I really liked this.
| Sarah-Brighteyes chapter 1 . 12/10/2006
I will have to say that this is one of my favorite pieces so far that I have read today.
I find it very sad... very truthful of the seperation of races even in the 21st century..
The imagery of a black child painting her fingernails white is strong... great implications here. This piece definatly makes people re-think things. The tone is of guilt that is generational.
Amazing piece. Great job.
I am going to have to check out some other pieces.
| Annie Jadin chapter 1 . 11/28/2006
This is even better than the original, if that's possible. I love the last stanza...really hits hard and makes me shiver. Excellent writing!
| T. Rowland chapter 1 . 11/4/2006
damn this good. you really are talented. the last stansa 'With my educated hands...' is superb and just bloody good writing. well done.

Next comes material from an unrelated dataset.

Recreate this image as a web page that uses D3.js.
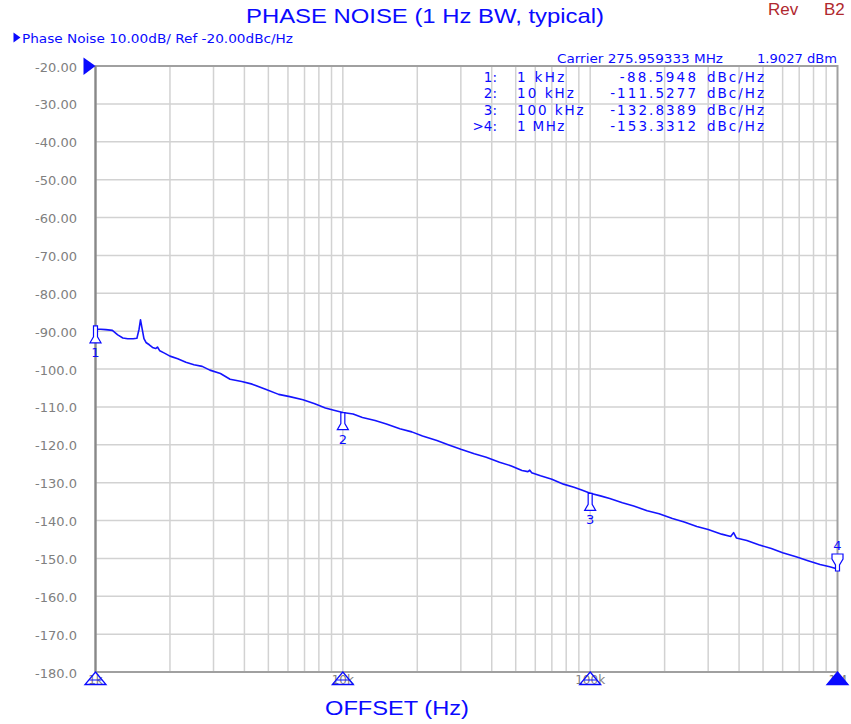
<!DOCTYPE html>
<html><head><meta charset="utf-8">
<script src="https://cdn.jsdelivr.net/npm/d3@7"></script>
<style>html,body{margin:0;padding:0;background:#fff;}svg{display:block;}</style>
</head><body>
<script>
// ---- data ----
const freqHz = [1000,1020,1050,1100,1170,1230,1290,1350,1420,1470,1500,1520,1540,1570,1600,1650,1700,1750,1780,1820,1900,2000,2150,2320,2500,2700,2900,3200,3500,3900,4300,4900,5500,6100,6900,7700,8500,9200,10000,
  11000,12000,13500,15000,17000,19000,21000,24000,27000,30000,34000,38000,43000,48000,53000,56000,57000,58000,63000,70000,78000,86000,93000,100000,
  110000,120000,135000,150000,170000,190000,215000,240000,270000,300000,340000,370000,380000,390000,430000,480000,540000,600000,680000,760000,850000,930000,1000000];
const noiseDbc = [-89.2,-89.5,-89.5,-89.6,-89.8,-91.0,-91.8,-92.0,-92.0,-91.9,-89.5,-87.0,-89.0,-92.0,-93.0,-93.6,-94.3,-94.6,-94.2,-95.2,-95.8,-96.6,-97.3,-98.2,-98.9,-99.3,-100.3,-101.2,-102.7,-103.3,-104.0,-105.4,-106.7,-107.3,-108.1,-109.2,-110.3,-110.9,-111.5,
  -111.9,-112.8,-113.6,-114.5,-115.8,-116.6,-117.7,-118.9,-120.1,-121.2,-122.4,-123.3,-124.6,-125.6,-126.8,-127.1,-126.7,-127.4,-128.2,-129.1,-130.4,-131.2,-132.0,-132.8,
  -133.5,-134.2,-135.3,-136.2,-137.4,-138.2,-139.5,-140.4,-141.6,-142.4,-143.6,-144.2,-143.2,-144.6,-145.3,-146.4,-147.4,-148.5,-149.6,-150.6,-151.6,-152.2,-152.8];
const yTicks = [-20,-30,-40,-50,-60,-70,-80,-90,-100,-110,-120,-130,-140,-150,-160,-170,-180];
const yTickLabels = ["-20.00","-30.00","-40.00","-50.00","-60.00","-70.00","-80.00","-90.00","-100.0","-110.0","-120.0","-130.0","-140.0","-150.0","-160.0","-170.0","-180.0"];
const xTicks = [1e3,1e4,1e5,1e6];
const xTickLabels = ["1k","10k","100k","1M"];
const markerIds = ["1:","2:","3:",">4:"];
const markerNums = ["1","2","3","4"];
const markerFreq = [1000,10000,100000,1000000];
const markerFreqLabels = ["1 kHz","10 kHz","100 kHz","1 MHz"];
const markerVal = [-88.5948,-111.5277,-132.8389,-153.3312];
const markerValLabels = ["-88.5948","-111.5277","-132.8389","-153.3312"];

// ---- layout ----
const W = 851, H = 724;
const L = 95.5, R = 837.5, T = 66, B = 672;
const blue = "#0a0aff", gray = "#808080";
const svg = d3.select("body").append("svg").attr("width", W).attr("height", H);
const x = d3.scaleLog().domain([1e3,1e6]).range([L,R]);
const y = d3.scaleLinear().domain([-20,-180]).range([T,B]);

// grid
const vgrid = [];
[1e3,1e4,1e5].forEach(d => { for (let k=1;k<=9;k++) vgrid.push(d*k); });
svg.append("g").selectAll("line").data(vgrid.filter(v=>v>1e3)).join("line")
  .attr("x1", d=>x(d)).attr("x2", d=>x(d)).attr("y1", T).attr("y2", B)
  .attr("stroke", "#d2d2d2").attr("stroke-width", 1.5);
svg.append("g").selectAll("line").data(yTicks.slice(1,-1)).join("line")
  .attr("x1", L).attr("x2", R).attr("y1", d=>y(d)).attr("y2", d=>y(d))
  .attr("stroke", "#d2d2d2").attr("stroke-width", 1.5);
svg.append("rect").attr("x", L).attr("y", T).attr("width", R-L).attr("height", B-T)
  .attr("fill", "none").attr("stroke", "#a0a0a0").attr("stroke-width", 2);
svg.append("line").attr("x1", L).attr("x2", L).attr("y1", T).attr("y2", B).attr("stroke", "#888").attr("stroke-width", 2);

// y labels
svg.append("g").selectAll("text").data(yTicks).join("text")
  .attr("x", 77).attr("y", d=>y(d)+5.5).attr("text-anchor","end")
  .attr("font-family","DejaVu Sans").attr("font-size", 13).attr("fill", gray)
  .text((d,i)=>yTickLabels[i]);

// x labels
svg.append("g").selectAll("text").data(xTicks).join("text")
  .attr("x", d=>x(d)).attr("y", 684).attr("text-anchor","middle")
  .attr("font-family","DejaVu Sans").attr("font-size", 12).attr("fill", gray)
  .text((d,i)=>xTickLabels[i]);

// curve
const line = d3.line().x((d,i)=>x(freqHz[i])).y(d=>y(d));
svg.append("path").datum(noiseDbc).attr("d", line).attr("fill","none")
  .attr("stroke", "#1414ff").attr("stroke-width", 1.6).attr("stroke-linejoin","round");

// markers on curve
markerFreq.forEach((f,i) => {
  const mx = x(f), my = y(markerVal[i]);
  const g = svg.append("g").attr("stroke", blue).attr("stroke-width", 1.2).attr("fill", "#fff");
  if (i < 3) {
    g.append("path").attr("d", `M${mx-2},${my} L${mx+2},${my} L${mx+2},${my+11} L${mx+5.5},${my+17} L${mx-5.5},${my+17} L${mx-2},${my+11} Z`);
    svg.append("text").attr("x", mx).attr("y", my+31).attr("text-anchor","middle")
      .attr("font-family","DejaVu Sans").attr("font-size", 13).attr("fill", blue).text(markerNums[i]);
  } else {
    g.append("path").attr("d", `M${mx-2},${my} L${mx+2},${my} L${mx+2},${my-6} L${mx+5.5},${my-12} L${mx+5.5},${my-17} L${mx-5.5},${my-17} L${mx-5.5},${my-12} L${mx-2},${my-6} Z`);
    svg.append("text").attr("x", mx).attr("y", my-21).attr("text-anchor","middle")
      .attr("font-family","DejaVu Sans").attr("font-size", 13).attr("fill", blue).text(markerNums[i]);
  }
  // bottom axis marker
  const by = B;
  const tri = svg.append("path").attr("d", `M${mx},${by} L${mx+10.5},${by+12.5} L${mx-10.5},${by+12.5} Z`)
    .attr("stroke", blue).attr("stroke-width", 1.3);
  if (i < 3) {
    tri.attr("fill", "none");
    svg.append("line").attr("x1", mx-6).attr("x2", mx+6).attr("y1", by+8).attr("y2", by+8).attr("stroke", blue).attr("stroke-width", 1);
  } else tri.attr("fill", blue);
});

// ref triangle on y axis
svg.append("path").attr("d", `M83.5,57.5 L95.5,66 L83.5,75 Z`).attr("fill", blue);

// header texts
svg.append("text").attr("x", 425).attr("y", 23).attr("text-anchor","middle")
  .attr("font-family","Liberation Sans, Arial").attr("font-size", 21).attr("fill", blue)
  .attr("textLength", 358).attr("lengthAdjust","spacingAndGlyphs").text("PHASE NOISE (1 Hz BW, typical)");
svg.append("text").attr("x", 768).attr("y", 15)
  .attr("font-family","Liberation Sans, Arial").attr("font-size", 17).attr("fill", "#b0282e").text("Rev");
svg.append("text").attr("x", 824).attr("y", 15)
  .attr("font-family","Liberation Sans, Arial").attr("font-size", 17).attr("fill", "#b0282e").text("B2");
svg.append("path").attr("d","M13.5,32.5 L20.5,37.5 L13.5,42.5 Z").attr("fill", blue);
svg.append("text").attr("x", 22).attr("y", 43)
  .attr("font-family","DejaVu Sans").attr("font-size", 12.5).attr("fill", blue)
  .attr("textLength", 271).attr("lengthAdjust","spacingAndGlyphs").text("Phase Noise 10.00dB/ Ref -20.00dBc/Hz");
svg.append("text").attr("x", 557).attr("y", 63)
  .attr("font-family","DejaVu Sans").attr("font-size", 12.5).attr("fill", blue)
  .attr("textLength", 166).attr("lengthAdjust","spacingAndGlyphs").text("Carrier 275.959333 MHz");
svg.append("text").attr("x", 757).attr("y", 63)
  .attr("font-family","DejaVu Sans").attr("font-size", 12.5).attr("fill", blue)
  .attr("textLength", 80).attr("lengthAdjust","spacingAndGlyphs").text("1.9027 dBm");

// marker table
const rowY = [82, 98, 114.5, 131];
const cw = 9.65;
const tf = s => s.attr("font-family","DejaVu Sans").attr("font-size", 13.5).attr("fill", blue).attr("lengthAdjust","spacing");
markerIds.forEach((id,i) => {
  tf(svg.append("text").attr("x", 497).attr("y", rowY[i]).attr("text-anchor","end")).text(id);
  tf(svg.append("text").attr("x", 517).attr("y", rowY[i]).attr("textLength", markerFreqLabels[i].length*cw-1)).text(markerFreqLabels[i]);
  tf(svg.append("text").attr("x", 696).attr("y", rowY[i]).attr("text-anchor","end").attr("textLength", markerValLabels[i].length*cw-1)).text(markerValLabels[i]);
  tf(svg.append("text").attr("x", 707).attr("y", rowY[i]).attr("textLength", 57)).text("dBc/Hz");
});

// x title
svg.append("text").attr("x", 397).attr("y", 715).attr("text-anchor","middle")
  .attr("font-family","Liberation Sans, Arial").attr("font-size", 21).attr("fill", blue)
  .attr("textLength", 144).attr("lengthAdjust","spacingAndGlyphs").text("OFFSET (Hz)");
</script>
</body></html>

| simpleplan13 chapter 1 . 10/31/2006
I love how all this is derived from painting your nails.. a powerful piece... beautifully written
| Orbit chapter 1 . 10/18/2006
little olivia: look, it's me!
olivia's teacher: no. you're yellow.
little olivia: no i'm not.
olivia's teacher: yes you are. look, here's a yellow crayon.
| Super Shayde chapter 1 . 10/17/2006
wow. I didn't think that the old version could be improved on, but this is even better.
that last verse, it's just so powerful.
| lackluster chapter 1 . 9/24/2006
i certainly feel like i've read this before, but i can't place my finger on it...
i love that you took on such a strong subject. the words are filled with passion and the last stanza is pure poetry. it's breathtaking.